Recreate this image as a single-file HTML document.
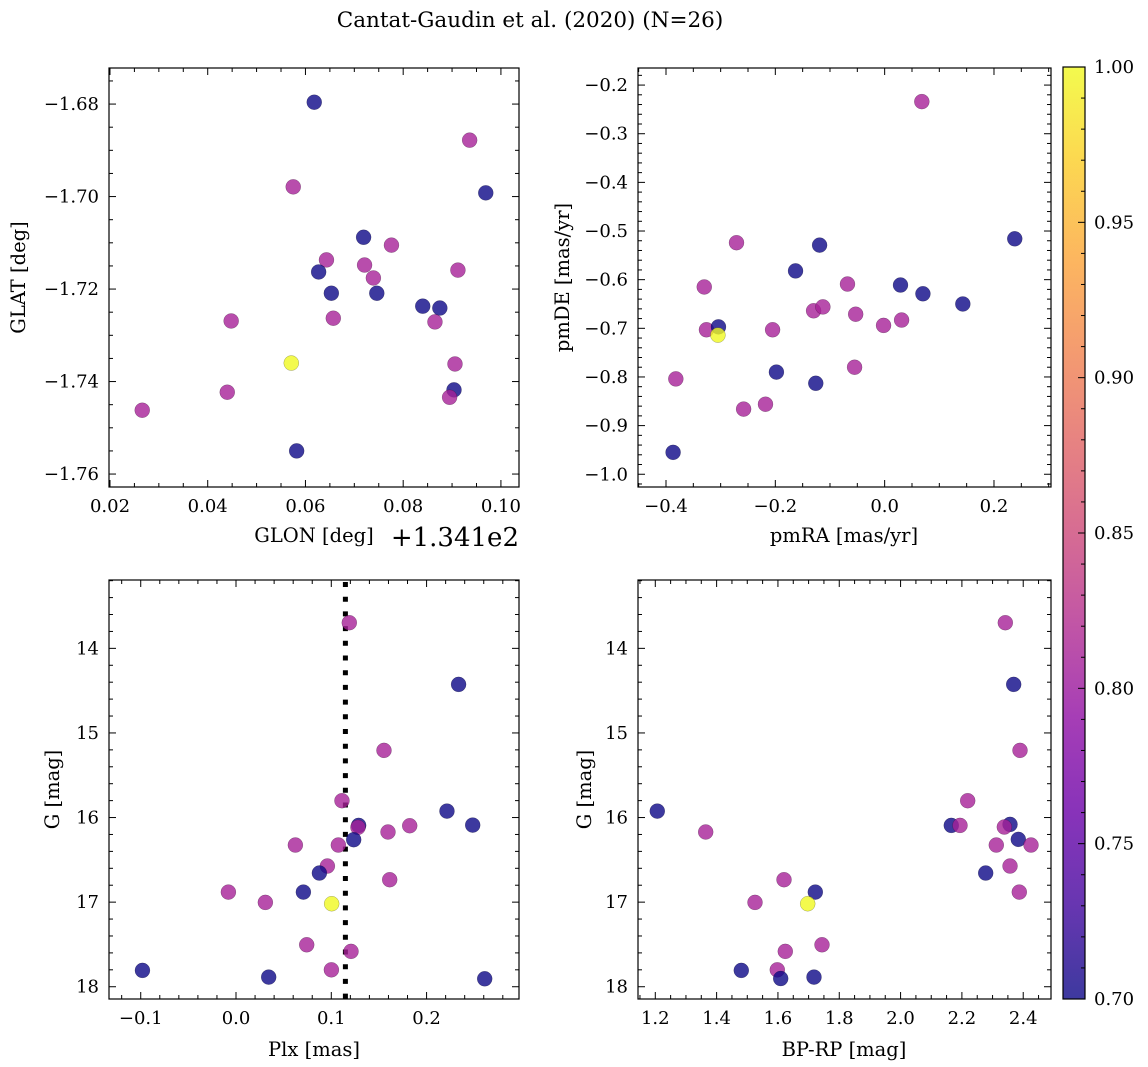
<!DOCTYPE html>
<html><head><meta charset="utf-8"><style>
html,body{margin:0;padding:0;background:#fff;}
svg{display:block;font-family:"DejaVu Serif","Liberation Serif",serif;}
</style></head><body>
<svg id="fig" width="1148" height="1067" viewBox="0 0 1148 1067" xmlns="http://www.w3.org/2000/svg">
<rect width="1148" height="1067" fill="#fff"/>
<text x="530" y="27" font-size="21.5" text-anchor="middle">Cantat-Gaudin et al. (2020) (N=26)</text>
</svg>
<script>
// ---------- data ----------
const glonOffset = [0.0618,0.0936,0.0575,0.0969,0.0719,0.0776,0.0643,0.0721,0.0627,0.0912,0.0739,0.0653,0.0746,0.0840,0.0875,0.0448,0.0657,0.0865,0.0571,0.0906,0.0440,0.0904,0.0895,0.0266,0.0582];
const glat = [-1.6796,-1.6878,-1.6979,-1.6992,-1.7088,-1.7105,-1.7137,-1.7148,-1.7163,-1.7159,-1.7176,-1.7209,-1.7209,-1.7237,-1.7241,-1.7269,-1.7263,-1.7271,-1.7360,-1.7362,-1.7423,-1.7418,-1.7434,-1.7462,-1.7550];
const probPos = [0.70,0.81,0.81,0.70,0.70,0.81,0.81,0.81,0.70,0.81,0.81,0.70,0.70,0.70,0.70,0.81,0.81,0.81,1.00,0.81,0.81,0.70,0.81,0.81,0.70];

const pmRA = [0.068,0.238,-0.271,-0.119,-0.163,-0.068,-0.330,0.029,0.070,0.143,-0.130,-0.113,-0.053,-0.002,0.031,-0.326,-0.304,-0.305,-0.205,-0.198,-0.055,-0.382,-0.126,-0.258,-0.218,-0.387];
const pmDE = [-0.234,-0.516,-0.524,-0.529,-0.582,-0.609,-0.615,-0.611,-0.629,-0.650,-0.664,-0.656,-0.671,-0.694,-0.683,-0.703,-0.697,-0.714,-0.703,-0.790,-0.780,-0.804,-0.813,-0.866,-0.856,-0.955];
const probPm = [0.81,0.70,0.81,0.70,0.70,0.81,0.81,0.70,0.70,0.70,0.81,0.81,0.81,0.81,0.81,0.81,0.70,1.00,0.81,0.70,0.81,0.81,0.70,0.81,0.81,0.70];

const plx = [0.1189,0.2336,0.1553,0.1112,0.2214,0.1287,0.1280,0.2484,0.1823,0.1595,0.1235,0.0623,0.1074,0.0959,0.0875,0.1613,0.0707,-0.0080,0.0308,0.1004,0.0742,0.1207,-0.0982,0.1001,0.0343,0.2610];
const gPlx = [13.697,14.426,15.206,15.801,15.924,16.093,16.116,16.089,16.097,16.171,16.262,16.325,16.325,16.573,16.656,16.735,16.881,16.881,17.003,17.019,17.504,17.582,17.807,17.800,17.886,17.906];
const probPlx = [0.81,0.70,0.81,0.81,0.70,0.70,0.81,0.70,0.81,0.81,0.70,0.81,0.81,0.81,0.70,0.81,0.70,0.81,0.81,1.00,0.81,0.81,0.70,0.81,0.70,0.70];
const plxMedian = [0.1148];

const bprp = [2.3416,2.3689,2.3895,2.2189,1.2065,2.1654,2.1938,2.3570,2.3384,1.3644,2.3840,2.3122,2.4254,2.3570,2.2776,1.6198,1.7219,2.3872,1.5252,1.6971,1.7437,1.6240,1.4805,1.5979,1.6090,1.7176];
const gCmd = [13.697,14.426,15.206,15.801,15.924,16.093,16.093,16.081,16.112,16.171,16.258,16.325,16.325,16.573,16.656,16.735,16.881,16.881,17.003,17.019,17.504,17.582,17.807,17.800,17.903,17.886];
const probCmd = [0.81,0.70,0.81,0.81,0.70,0.70,0.81,0.70,0.81,0.81,0.70,0.81,0.81,0.81,0.70,0.81,0.70,0.81,0.81,1.00,0.81,0.81,0.70,0.81,0.70,0.70];

const ticksGlon = [0.02,0.04,0.06,0.08,0.10];
const ticksGlat = [-1.68,-1.70,-1.72,-1.74,-1.76];
const ticksPmRA = [-0.4,-0.2,0.0,0.2];
const ticksPmDE = [-0.2,-0.3,-0.4,-0.5,-0.6,-0.7,-0.8,-0.9,-1.0];
const ticksPlx = [-0.1,0.0,0.1,0.2];
const ticksG = [14,15,16,17,18];
const ticksBprp = [1.2,1.4,1.6,1.8,2.0,2.2,2.4];
const ticksCbar = [0.70,0.75,0.80,0.85,0.90,0.95,1.00];

// ---------- helpers ----------
const NS = "http://www.w3.org/2000/svg";
const svg = document.getElementById('fig');
const TICK_FS = 18, LABEL_FS = 19.5;
function el(tag, attrs, parent){
  const e = document.createElementNS(NS, tag);
  for (const k in attrs) e.setAttribute(k, attrs[k]);
  (parent||svg).appendChild(e);
  return e;
}
const plasma = ["#0d0887","#41049d","#6a00a8","#8f0da4","#b12a90","#cc4778","#e16462","#f2844b","#fca636","#fcce25","#f0f921"];
function hex(h){return [parseInt(h.slice(1,3),16),parseInt(h.slice(3,5),16),parseInt(h.slice(5,7),16)];}
function cmap(v){
  let t = (v-0.7)/0.3; t=Math.max(0,Math.min(1,t));
  const p = t*10, i = Math.min(9,Math.floor(p)), f = p-i;
  const a = hex(plasma[i]), b = hex(plasma[i+1]);
  const c = a.map((x,k)=>Math.round(x+(b[k]-x)*f));
  return `rgb(${c[0]},${c[1]},${c[2]})`;
}
function fmt(v,d){ const s = Math.abs(v).toFixed(d); return (v< -1e-9 ? "\u2212" : "") + s; }

function panel(cfg){
  const g = el('g',{});
  
  
  const {x0,x1,y0,y1,xmin,xmax,ymin,ymax} = cfg;
  const sx = v => x0 + (v-xmin)/(xmax-xmin)*(x1-x0);
  const sy = cfg.invert ? (v => y0 + (v-ymin)/(ymax-ymin)*(y1-y0)) : (v => y1 - (v-ymin)/(ymax-ymin)*(y1-y0));
  const tg = el('g',{stroke:'#000','stroke-width':1},g);
  function xticks(ticks, sub){
    const step = ticks[1]-ticks[0];
    for (let k=-1;k<ticks.length+1;k++){
      for (let m=0;m<sub;m++){
        const v = ticks[0] + (k + m/sub)*step;
        const X = sx(v); if (X<x0-0.5||X>x1+0.5) continue;
        const L = m===0?7:4;
        el('line',{x1:X,x2:X,y1:y1,y2:y1-L},tg); el('line',{x1:X,x2:X,y1:y0,y2:y0+L},tg);
      }
    }
  }
  function yticks(ticks, sub){
    const step = ticks[1]-ticks[0];
    for (let k=-1;k<ticks.length+1;k++){
      for (let m=0;m<sub;m++){
        const v = ticks[0] + (k + m/sub)*step;
        const Y = sy(v); if (Y<y0-0.5||Y>y1+0.5) continue;
        const L = m===0?7:4;
        el('line',{y1:Y,y2:Y,x1:x0,x2:x0+L},tg); el('line',{y1:Y,y2:Y,x1:x1,x2:x1-L},tg);
      }
    }
  }
  xticks(cfg.xt, cfg.xsub); yticks(cfg.yt, cfg.ysub);
  cfg.xt.forEach(v=>{
    const t = el('text',{x:sx(v),y:y1+25,'font-size':TICK_FS,'text-anchor':'middle'},g);
    t.textContent = fmt(v,cfg.xd);
    
    
  });
  cfg.yt.forEach(v=>{
    const t = el('text',{x:x0-10,y:sy(v)+6,'font-size':TICK_FS,'text-anchor':'end'},g);
    t.textContent = fmt(v,cfg.yd);
    
    
  });
  if (cfg.vline){
    const l = el('line',{x1:sx(cfg.vline[0]),x2:sx(cfg.vline[0]),y1:y0+2,y2:y1,stroke:'#000','stroke-width':5,'stroke-dasharray':'5 9.7'},g);
    
    
  }
  const pg = el('g',{},g);
  cfg.xs.forEach((v,i)=>{
    const c = el('circle',{cx:sx(v),cy:sy(cfg.ys[i]),r:7.5,fill:cmap(cfg.c[i]),'fill-opacity':0.8,stroke:'rgba(0,0,0,0.35)','stroke-width':0.5},pg);
    
    
  });
  const fr = el('rect',{x:x0,y:y0,width:x1-x0,height:y1-y0,fill:'none',stroke:'#000','stroke-width':1.2},g);
  
  
  const xl = el('text',{x:cfg.xlx,y:cfg.xly,'font-size':LABEL_FS,'text-anchor':'middle'},g);
  xl.textContent = cfg.xlabel;
  
  
  const yl = el('text',{x:0,y:0,'font-size':LABEL_FS,'text-anchor':'middle',transform:`translate(${cfg.ylx},${(y0+y1)/2}) rotate(-90)`},g);
  yl.textContent = cfg.ylabel;
  
  
}

panel({name:'position-panel',x0:109,x1:519,y0:68,y1:487,xmin:0.0198,xmax:0.1037,ymin:-1.7628,ymax:-1.6722,
  xt:ticksGlon,yt:ticksGlat,xsub:4,ysub:4,xd:2,yd:2,xs:glonOffset,ys:glat,c:probPos,
  xlabel:'GLON [deg]',xlx:314,xly:542,ylabel:'GLAT [deg]',ylx:25});
panel({name:'proper-motion-panel',x0:638,x1:1051,y0:68,y1:487,xmin:-0.4512,xmax:0.3043,ymin:-1.0262,ymax:-0.1649,
  xt:ticksPmRA,yt:ticksPmDE,xsub:4,ysub:5,xd:1,yd:1,xs:pmRA,ys:pmDE,c:probPm,
  xlabel:'pmRA [mas/yr]',xlx:844,xly:542,ylabel:'pmDE [mas/yr]',ylx:569});
panel({name:'parallax-panel',x0:109,x1:519,y0:580,y1:999,xmin:-0.1333,xmax:0.2970,ymin:13.192,ymax:18.145,invert:true,
  xt:ticksPlx,yt:ticksG,xsub:5,ysub:5,xd:1,yd:0,xs:plx,ys:gPlx,c:probPlx,vline:plxMedian,
  xlabel:'Plx [mas]',xlx:314,xly:1056,ylabel:'G [mag]',ylx:59});
panel({name:'cmd-panel',x0:638,x1:1051,y0:580,y1:999,xmin:1.1436,xmax:2.4906,ymin:13.192,ymax:18.145,invert:true,
  xt:ticksBprp,yt:ticksG,xsub:4,ysub:5,xd:1,yd:0,xs:bprp,ys:gCmd,c:probCmd,
  xlabel:'BP-RP [mag]',xlx:844,xly:1056,ylabel:'G [mag]',ylx:591});

const off = el('text',{x:519,y:546,'font-size':26,'text-anchor':'end'});
off.textContent = '+1.341e2';



const cb = el('g',{});


const defs = el('defs',{},cb);
const lg = el('linearGradient',{id:'cbg',x1:0,y1:1,x2:0,y2:0},defs);
for (let i=0;i<=20;i++){ el('stop',{offset:i/20,'stop-color':cmap(0.7+0.3*i/20),'stop-opacity':0.8},lg); }
const cbx0=1063,cbx1=1085,cby0=67,cby1=999;
el('rect',{x:cbx0,y:cby0,width:cbx1-cbx0,height:cby1-cby0,fill:'url(#cbg)'},cb);
const cs = v => cby1 - (v-0.7)/0.3*(cby1-cby0);
for (let k=0;k<=30;k++){
  const v = 0.7 + k*0.01; const Y = cs(v); const major = k%5===0;
  el('line',{x1:cbx1,x2:cbx1-(major?7:4),y1:Y,y2:Y,stroke:'#000','stroke-width':1},cb);
}
ticksCbar.forEach(v=>{
  const t = el('text',{x:cbx1+9,y:cs(v)+6,'font-size':TICK_FS},cb);
  t.textContent = v.toFixed(2);
  
  
});
el('rect',{x:cbx0,y:cby0,width:cbx1-cbx0,height:cby1-cby0,fill:'none',stroke:'#000','stroke-width':1.2},cb);
</script>
</body></html>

________________________________________

EXERCISE:
Lines containing "document" are to be counted. State the total and add nothing.

SOLUTION:
3